= Shakir Ali (barrister) =

Indian lawyer and politician

Shakir Ali (7 June 1879 – 26 December 1962) was an Indian lawyer and politician.

Ali was born in a small town about twenty miles from Lucknow, the capital of Northwestern Provinces, during India's period under British rule. His ancestors acted as Quazi during the Mughal regime. He completed his early education at MAO Aligarh (now Aligarh Muslim University). He went to England in 1905 to join Lincoln's Inn in order to obtain a degree in law. In 1908 he graduated and came back to India. He was appointed inspector of Schools, but after some time he decided to resign the post and began practicing as a barrister in Gorakhpur. He became one of India's most notable criminal lawyers, appearing in such important cases as the Meerut Conspiracy Case, the INA trials (held in Delhi's Red Fort), the Kakori train dacoity and the Chauri Chaura arson case.
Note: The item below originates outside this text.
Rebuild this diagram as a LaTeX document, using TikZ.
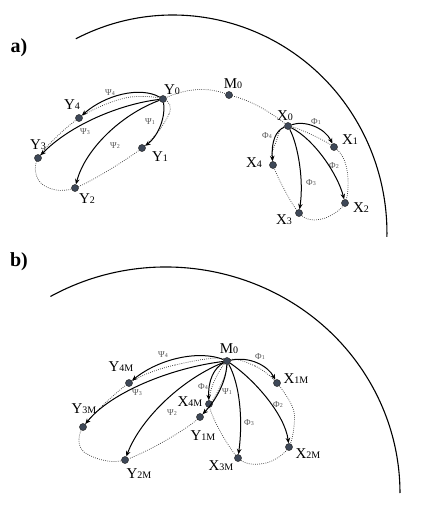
\documentclass[tikz,border=0pt]{standalone}
\usepackage{fontspec}
\setmainfont{Liberation Serif}
\usetikzlibrary{arrows.meta,backgrounds}
\definecolor{dotc}{RGB}{62,72,88}
\definecolor{lblc}{RGB}{85,85,85}
\newcommand\lb[2]{#1{\fontsize{10}{10}\selectfont #2}}
\newcommand\gl[2]{#1{\fontsize{6}{6}\selectfont #2}}
\begin{document}
\begin{tikzpicture}[x=1pt,y=-1pt,
  pt/.style={circle,inner sep=0pt,minimum size=7pt,fill=dotc,draw=black!85,line width=0.5pt},
  lab/.style={inner sep=0pt,font=\fontsize{15}{15}\selectfont},
  glab/.style={inner sep=0pt,text=lblc,font=\fontsize{9}{9}\selectfont},
  arr/.style={line width=1pt,-{Stealth[length=5.5pt,width=4.5pt]}},
  dots/.style={draw=black!75,line width=0.7pt,dash pattern=on 0.8pt off 1.3pt},
  bound/.style={line width=1.1pt},
  panel/.style={inner sep=0pt,font=\fontsize{20}{20}\selectfont\bfseries}]
\useasboundingbox (0,0) rectangle (431,515);

% ---------- panel a ----------
\node[panel] (pa) at (19,48) {a)};
\draw[bound] (75.8,38.8) arc[start angle=-117, end angle=1, x radius=214, y radius=218];

\node[pt] (Y0) at (163,99) {};
\node[pt] (Y1) at (142,148) {};
\node[pt] (Y2) at (75,188) {};
\node[pt] (Y3) at (38,158) {};
\node[pt] (Y4) at (79,118) {};
\node[pt] (M0) at (229,95) {};
\node[pt] (X0) at (288,126) {};
\node[pt] (X1) at (334,147) {};
\node[pt] (X2) at (345,203) {};
\node[pt] (X3) at (299,213) {};
\node[pt] (X4) at (273,165) {};

\node[lab] (lY0) at (172,90) {\lb{Y}{0}};
\node[lab] (lY1) at (160,157) {\lb{Y}{1}};
\node[lab] (lY2) at (87,199) {\lb{Y}{2}};
\node[lab] (lY3) at (38,145) {\lb{Y}{3}};
\node[lab] (lY4) at (72,105) {\lb{Y}{4}};
\node[lab] (lM0) at (233,84) {\lb{M}{0}};
\node[lab] (lX0) at (285,116) {\lb{X}{0}};
\node[lab] (lX1) at (350,140) {\lb{X}{1}};
\node[lab] (lX2) at (361,208) {\lb{X}{2}};
\node[lab] (lX3) at (284,220) {\lb{X}{3}};
\node[lab] (lX4) at (254,163) {\lb{X}{4}};

\node[glab] (pY1) at (150,122) {\gl{Ψ}{1}};
\node[glab] (pY2) at (115,146) {\gl{Ψ}{2}};
\node[glab] (pY3) at (85,132) {\gl{Ψ}{3}};
\node[glab] (pY4) at (110,93) {\gl{Ψ}{4}};
\node[glab] (pX1) at (316,122) {\gl{Φ}{1}};
\node[glab] (pX2) at (334,166) {\gl{Φ}{2}};
\node[glab] (pX3) at (311,183) {\gl{Φ}{3}};
\node[glab] (pX4) at (267,136) {\gl{Φ}{4}};

\begin{scope}[on background layer]
\draw[dots] (Y0.center) .. controls (190,86) and (212,88) .. (M0.center) .. controls (250,100) and (268,110) .. (X0.center);
\draw[dots] plot[smooth cycle, tension=0.55] coordinates {(Y0.center) (169,114) (Y1.center) (Y2.center) (42,184) (Y3.center) (Y4.center) (125,98)};
\draw[dots] plot[smooth cycle, tension=0.55] coordinates {(X0.center) (X1.center) (347,170) (X2.center) (322,219) (X3.center) (X4.center) (276,142)};
\end{scope}

\draw[arr] (Y0) .. controls (140,86) and (105,95) .. (Y4);
\draw[arr] (Y0) .. controls (120,104) and (70,125) .. (Y3);
\draw[arr] (Y0) .. controls (120,115) and (85,150) .. (Y2);
\draw[arr] (Y0) .. controls (166,120) and (156,138) .. (Y1);
\draw[arr] (X0) .. controls (305,120) and (325,128) .. (X1);
\draw[arr] (X0) .. controls (315,140) and (338,175) .. (X2);
\draw[arr] (X0) .. controls (298,145) and (304,180) .. (X3);
\draw[arr] (X0) .. controls (276,130) and (271,142) .. (X4);

% ---------- panel b ----------
\node[panel] (pb) at (19,262) {b)};
\draw[bound] (50.4,296.5) arc[start angle=-119.6, end angle=0, x radius=234, y radius=226];

\node[pt] (N0) at (227,361) {};
\node[pt] (X1M) at (277,383) {};
\node[pt] (X2M) at (289,447) {};
\node[pt] (X3M) at (238,458) {};
\node[pt] (X4M) at (209,404) {};
\node[pt] (Y1M) at (200,417) {};
\node[pt] (Y2M) at (125,460) {};
\node[pt] (Y3M) at (83,427) {};
\node[pt] (Y4M) at (129,383) {};

\node[lab] (lN0) at (229,349) {\lb{M}{0}};
\node[lab] (lX1M) at (296,379) {\lb{X}{1M}};
\node[lab] (lX2M) at (308,454) {\lb{X}{2M}};
\node[lab] (lX3M) at (221,466) {\lb{X}{3M}};
\node[lab] (lX4M) at (190,402) {\lb{X}{4M}};
\node[lab] (lY1M) at (203,436) {\lb{Y}{1M}};
\node[lab] (lY2M) at (139,474) {\lb{Y}{2M}};
\node[lab] (lY3M) at (84,409) {\lb{Y}{3M}};
\node[lab] (lY4M) at (121,367) {\lb{Y}{4M}};

\node[glab] (qY1) at (227,392) {\gl{Ψ}{1}};
\node[glab] (qY2) at (172,413) {\gl{Ψ}{2}};
\node[glab] (qY3) at (137,393) {\gl{Ψ}{3}};
\node[glab] (qY4) at (163,355) {\gl{Ψ}{4}};
\node[glab] (qX1) at (260,357) {\gl{Φ}{1}};
\node[glab] (qX2) at (278,405) {\gl{Φ}{2}};
\node[glab] (qX3) at (249,423) {\gl{Φ}{3}};
\node[glab] (qX4) at (203,387) {\gl{Φ}{4}};

\begin{scope}[on background layer]
\draw[dots] plot[smooth cycle, tension=0.5] coordinates {(N0.center) (175,365) (Y4M.center) (Y3M.center) (84,452) (Y2M.center) (Y1M.center)};
\draw[dots] plot[smooth cycle, tension=0.5] coordinates {(N0.center) (255,366) (X1M.center) (294,412) (X2M.center) (266,463) (X3M.center) (X4M.center)};
\end{scope}

\draw[arr] (N0) .. controls (200,350) and (160,358) .. (Y4M);
\draw[arr] (N0) .. controls (170,368) and (110,393) .. (Y3M);
\draw[arr] (N0) .. controls (180,380) and (140,420) .. (Y2M);
\draw[arr] (N0) .. controls (226,382) and (216,400) .. (Y1M);
\draw[arr] (N0) .. controls (214,368) and (208,380) .. (X4M);
\draw[arr] (N0) .. controls (250,356) and (268,366) .. (X1M);
\draw[arr] (N0) .. controls (240,385) and (243,420) .. (X3M);
\draw[arr] (N0) .. controls (255,380) and (285,415) .. (X2M);
\end{tikzpicture}
\end{document}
During the Quit India Movement, he joined the Congress and very soon became a force to reckon with in the party. He served on the executive committee of the Congress and was very popular in whole of the eastern region of India. He was a member of the reformed Legislative Council from 1921 to 1923. He was a staunch nationalist throughout his life. and led the Khilafat movement in Gorakhpur in 1920.

He retired in 1956 after practicing criminal law for 45 years.
He died at the age of 84 on 26 December 1962.